-- DESCRIPTION OF THE TASK --
Copy out each line exactly; pictures stay out of the copy.

-- DATA SEGMENT --
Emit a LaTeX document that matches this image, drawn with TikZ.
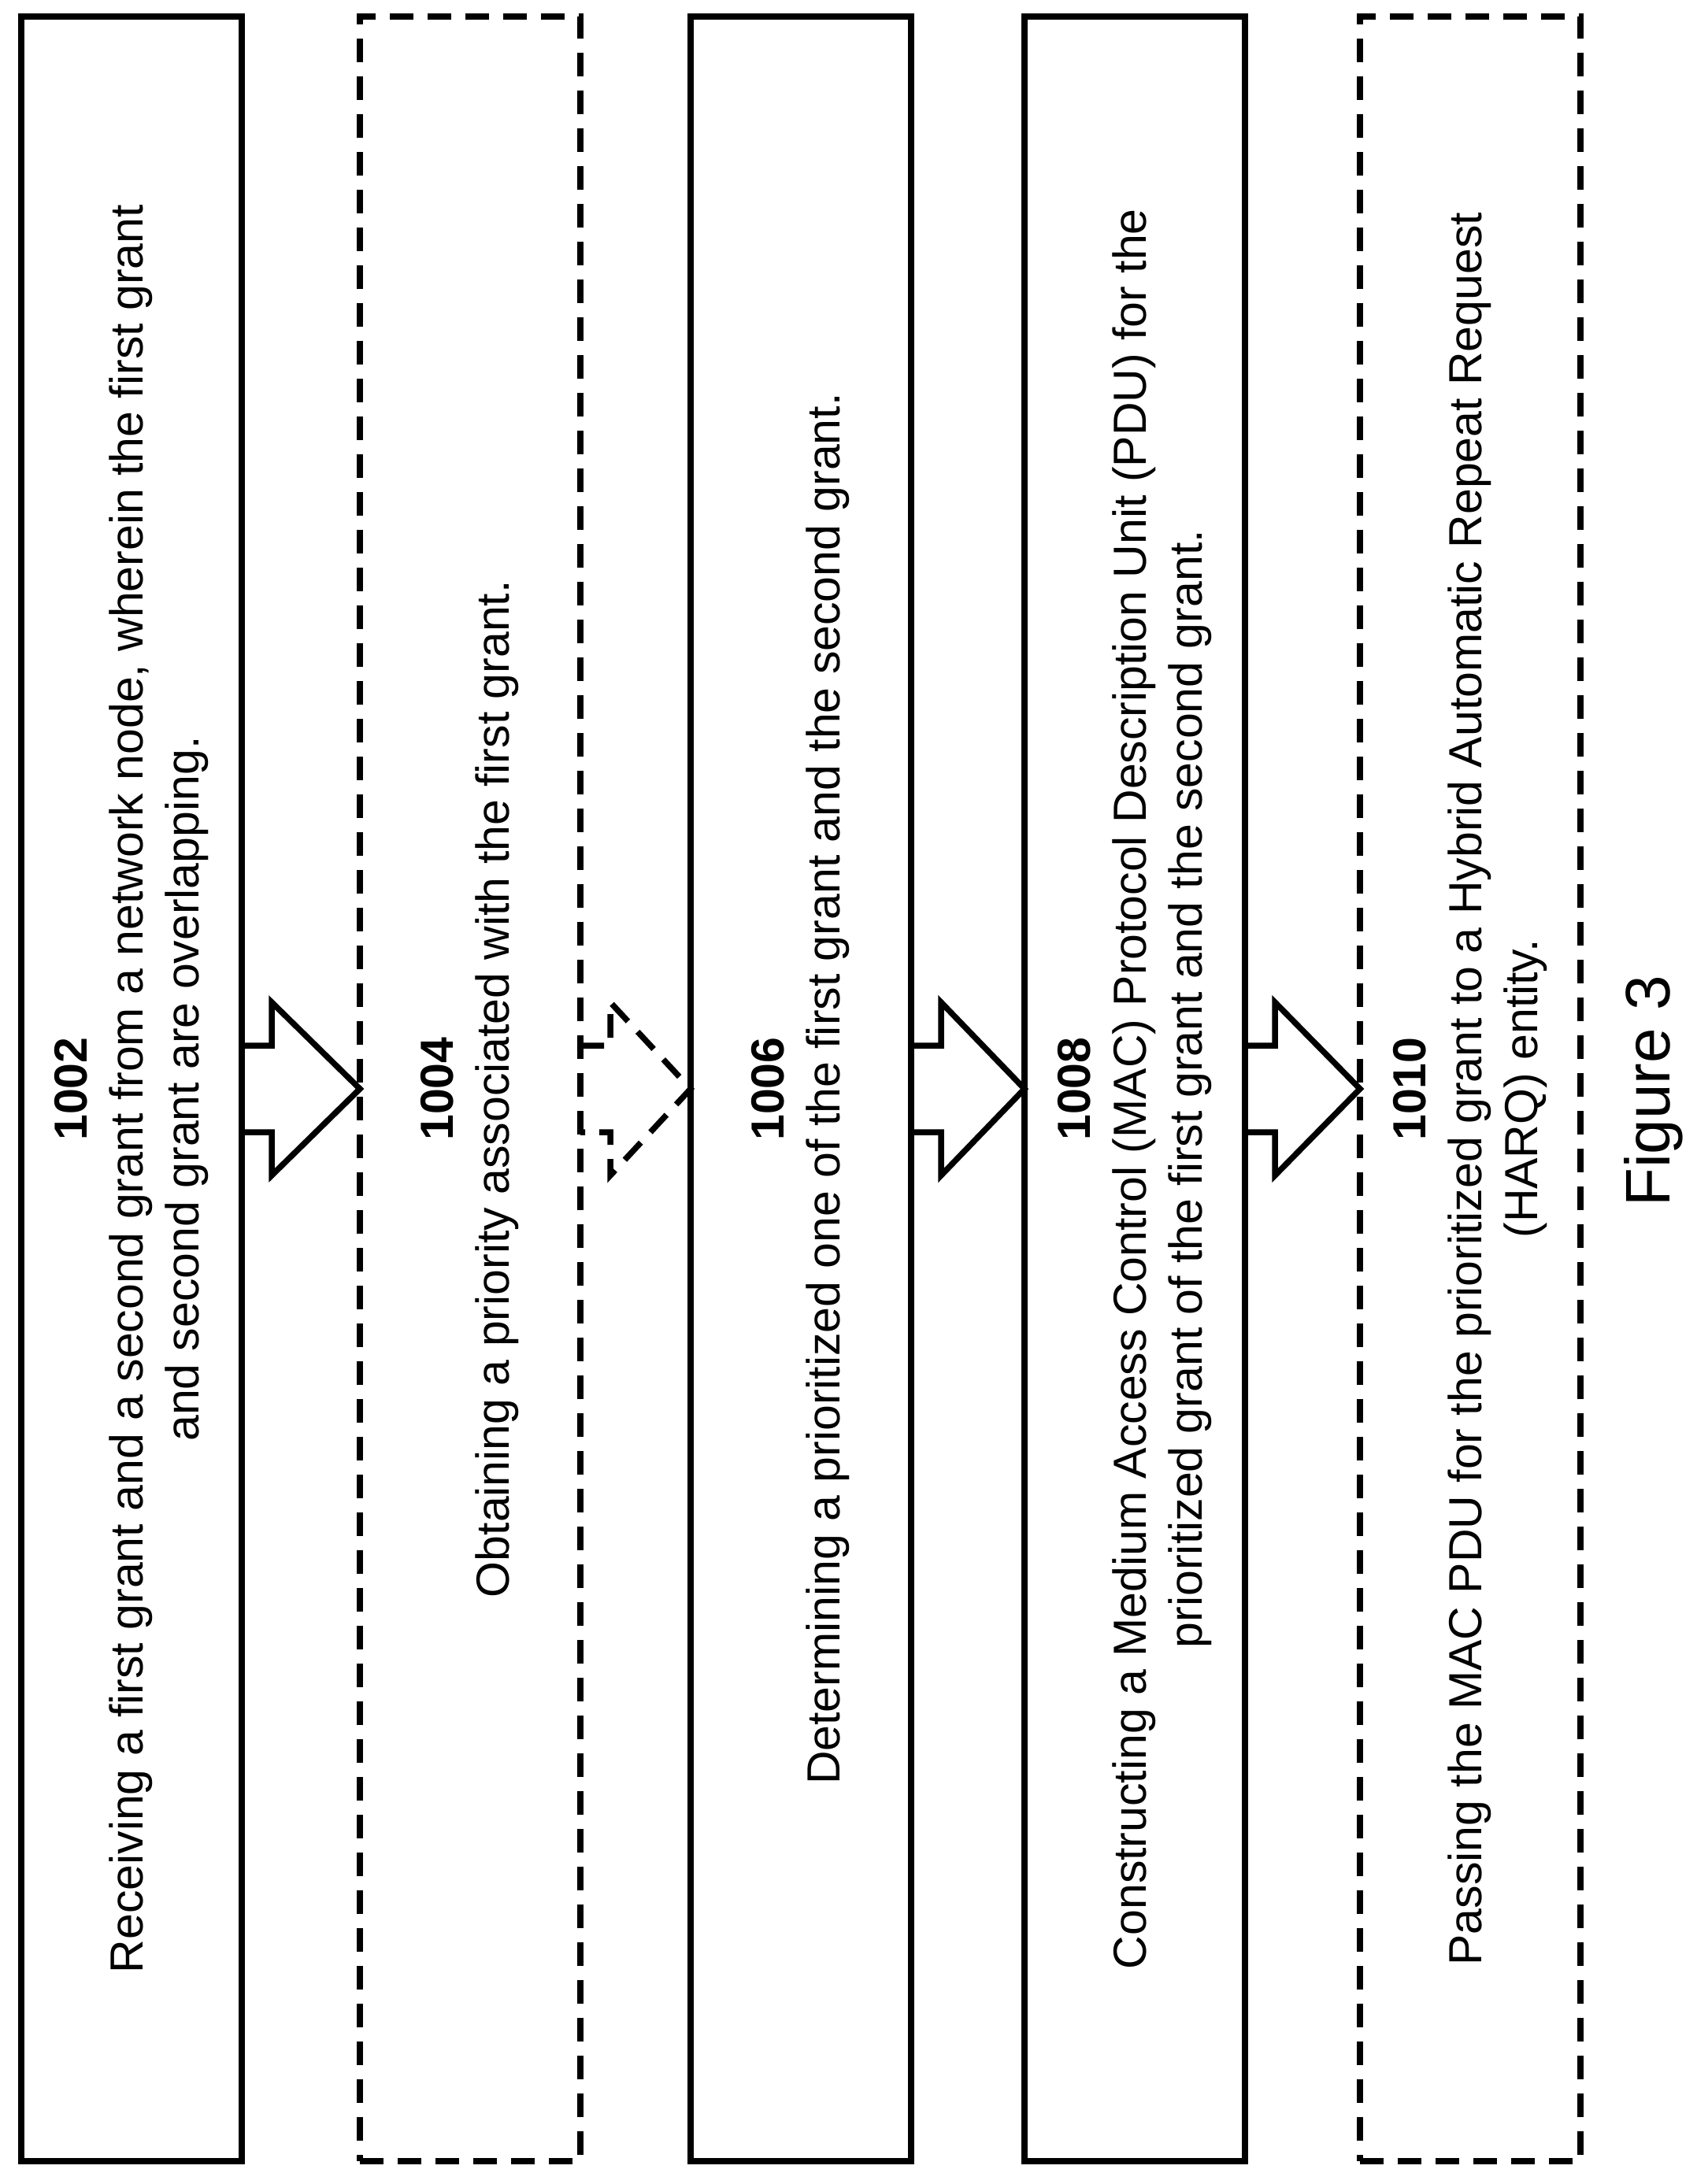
\documentclass[tikz,border=0pt]{standalone}
\usepackage{fontspec}
\setmainfont{Liberation Sans}
\usetikzlibrary{calc}
\begin{document}
\begin{tikzpicture}[x=1pt,y=-1pt,
  stepbox/.style={draw,line width=7.5pt,minimum width=280pt,minimum height=2724pt,outer sep=0pt,inner sep=0pt},
  dashed style/.style={dash pattern=on 30pt off 18pt},
  dashbox/.style={stepbox,dashed style},
  lbl/.style={rotate=90,align=center,font=\fontsize{59}{71}\selectfont},
  blockarrow/.style={line width=7.5pt,line join=miter}]
\useasboundingbox (0,0) rectangle (2155,2774);
\node[stepbox] (b1) at (167,1383) {};
\node[dashbox] (b2) at (597,1383) {};
\node[stepbox] (b3) at (1017,1383) {};
\node[stepbox] (b4) at (1441,1383) {};
\node[dashbox] (b5) at (1867,1383) {};
\node[lbl] (t1) at (b1) {\textbf{1002}\\Receiving a first grant and a second grant from a network node, wherein the first grant\\and second grant are overlapping.};
\node[lbl] (t2) at (b2) {\textbf{1004}\\Obtaining a priority associated with the first grant.};
\node[lbl] (t3) at (b3) {\textbf{1006}\\Determining a prioritized one of the first grant and the second grant.};
\node[lbl] (t4) at (b4) {\textbf{1008}\\Constructing a Medium Access Control (MAC) Protocol Description Unit (PDU) for the\\prioritized grant of the first grant and the second grant.};
\node[lbl] (t5) at (b5) {\textbf{1010}\\Passing the MAC PDU for the prioritized grant to a Hybrid Automatic Repeat Request\\(HARQ) entity.};
\node[rotate=90,font=\fontsize{80}{90}\selectfont] (fig) at (2100,1386) {Figure 3};
\foreach \a/\b/\st in {b1/b2/solid,b2/b3/dashed style,b3/b4/solid,b4/b5/solid}{
  \draw[blockarrow,\st] ($(\a.east)+(0,-55)$) -- ++(38,0) -- ++(0,-55)
    -- ($(\b.west)$) -- ($(\a.east)+(38,110)$) -- ++(0,-55) -- ($(\a.east)+(0,55)$);
}
\end{tikzpicture}
\end{document}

-- RESPONSE BELOW --
Emit a LaTeX document that matches this image, drawn with TikZ.
\documentclass[tikz,border=0pt]{standalone}
\usepackage{fontspec}
\setmainfont{Liberation Sans}
\usetikzlibrary{calc}
\begin{document}
\begin{tikzpicture}[x=1pt,y=-1pt,
  stepbox/.style={draw,line width=7.5pt,minimum width=280pt,minimum height=2724pt,outer sep=0pt,inner sep=0pt},
  dashed style/.style={dash pattern=on 30pt off 18pt},
  dashbox/.style={stepbox,dashed style},
  lbl/.style={rotate=90,align=center,font=\fontsize{59}{71}\selectfont},
  blockarrow/.style={line width=7.5pt,line join=miter}]
\useasboundingbox (0,0) rectangle (2155,2774);
\node[stepbox] (b1) at (167,1383) {};
\node[dashbox] (b2) at (597,1383) {};
\node[stepbox] (b3) at (1017,1383) {};
\node[stepbox] (b4) at (1441,1383) {};
\node[dashbox] (b5) at (1867,1383) {};
\node[lbl] (t1) at (b1) {\textbf{1002}\\Receiving a first grant and a second grant from a network node, wherein the first grant\\and second grant are overlapping.};
\node[lbl] (t2) at (b2) {\textbf{1004}\\Obtaining a priority associated with the first grant.};
\node[lbl] (t3) at (b3) {\textbf{1006}\\Determining a prioritized one of the first grant and the second grant.};
\node[lbl] (t4) at (b4) {\textbf{1008}\\Constructing a Medium Access Control (MAC) Protocol Description Unit (PDU) for the\\prioritized grant of the first grant and the second grant.};
\node[lbl] (t5) at (b5) {\textbf{1010}\\Passing the MAC PDU for the prioritized grant to a Hybrid Automatic Repeat Request\\(HARQ) entity.};
\node[rotate=90,font=\fontsize{80}{90}\selectfont] (fig) at (2100,1386) {Figure 3};
\foreach \a/\b/\st in {b1/b2/solid,b2/b3/dashed style,b3/b4/solid,b4/b5/solid}{
  \draw[blockarrow,\st] ($(\a.east)+(0,-55)$) -- ++(38,0) -- ++(0,-55)
    -- ($(\b.west)$) -- ($(\a.east)+(38,110)$) -- ++(0,-55) -- ($(\a.east)+(0,55)$);
}
\end{tikzpicture}
\end{document}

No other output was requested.